Paris: Tour Bus and the Eiffel Tower
|Obelisk at Place Concorde|
On the second day in Paris we joined the "tour group". We boarded the tour bus at Gare du Nord. This was our first time with a group tour, so we were guardedly optimistic. The bus seemed full of strangers who were apparently convivial with each other. I felt the same way when one joins a new school. Everyone is friends with each other but you! This was going to be a fast stop tour of Paris. The first stop was Place de Concorde. The characteristic Obelisk (gifted by Egypt) dominated the scene. Medieval buildings surround the square.
|Arc d Triomphe|
Next we drove over the iconic Champs d Elysees to the Arc d Troimphe. Its a strangely familiar sight. Its almost a twin of the India Gate at Delhi. But its much bigger and unlike at Delhi, the monument to fallen soldiers of France interacts very closely with the visitors. One can touch it, climb it (for a fee) and feel it.

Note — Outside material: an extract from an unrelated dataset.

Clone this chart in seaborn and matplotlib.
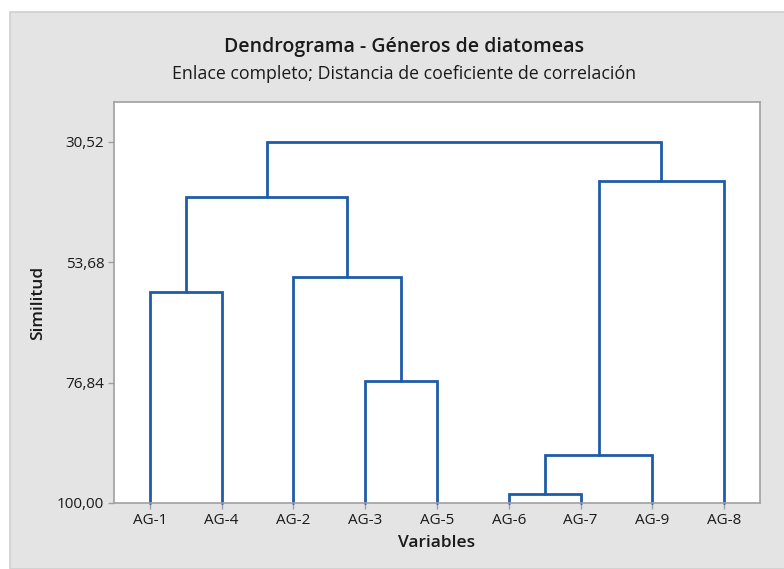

|Palace Invalides as seen from Eiffel Tower|
Soon we are on our way to the Eiffel Tower. We are being cautioned about the long lines to enter the tower, and then even more tiring wait to get to the top floor. At the first glance the Eiffel tower does impress even though it seems starkly incongruous with its environs and the city of Paris. My wife remarks that for such a "feminine" city as Paris, a mass of steel seems so paradoxical. The wait to get to the top does wears one down, particularly after an exciting day. As one reaches the top, there are shops that sell souvenirs and food. Neat commercialisation of a seemingly useless structure. The view from top is ofcourse stupendous and if one has been studying the map of Paris (I have guilty of this!), then all the big iconic structures fall into place. The shiny gold dome of Invalides Palace, the curve of the Seine river and the remarkable lack of skyscrapers are all starkly visible from top. We decide to climb down the stairs instead of taking the lift. The panoramic view from the top gradually converges to more scalable structures as one climbs down. Its not very tiring and certainly less so than waiting for the overcrowded lift. So all in all, the Eiffel Tower is an underwhelming experience and one does sympathise with the prominent Parisians who opposed the installation of the structure in the first place. Once out of the Tower, we are accosted by street vendors selling knick knacks and memorabilia. It was amusing to see the Africans speak a few words of Hindi on spotting the Indians - "sasta milega"! Truly, Indians are phenomenal hagglers, in any part of the world!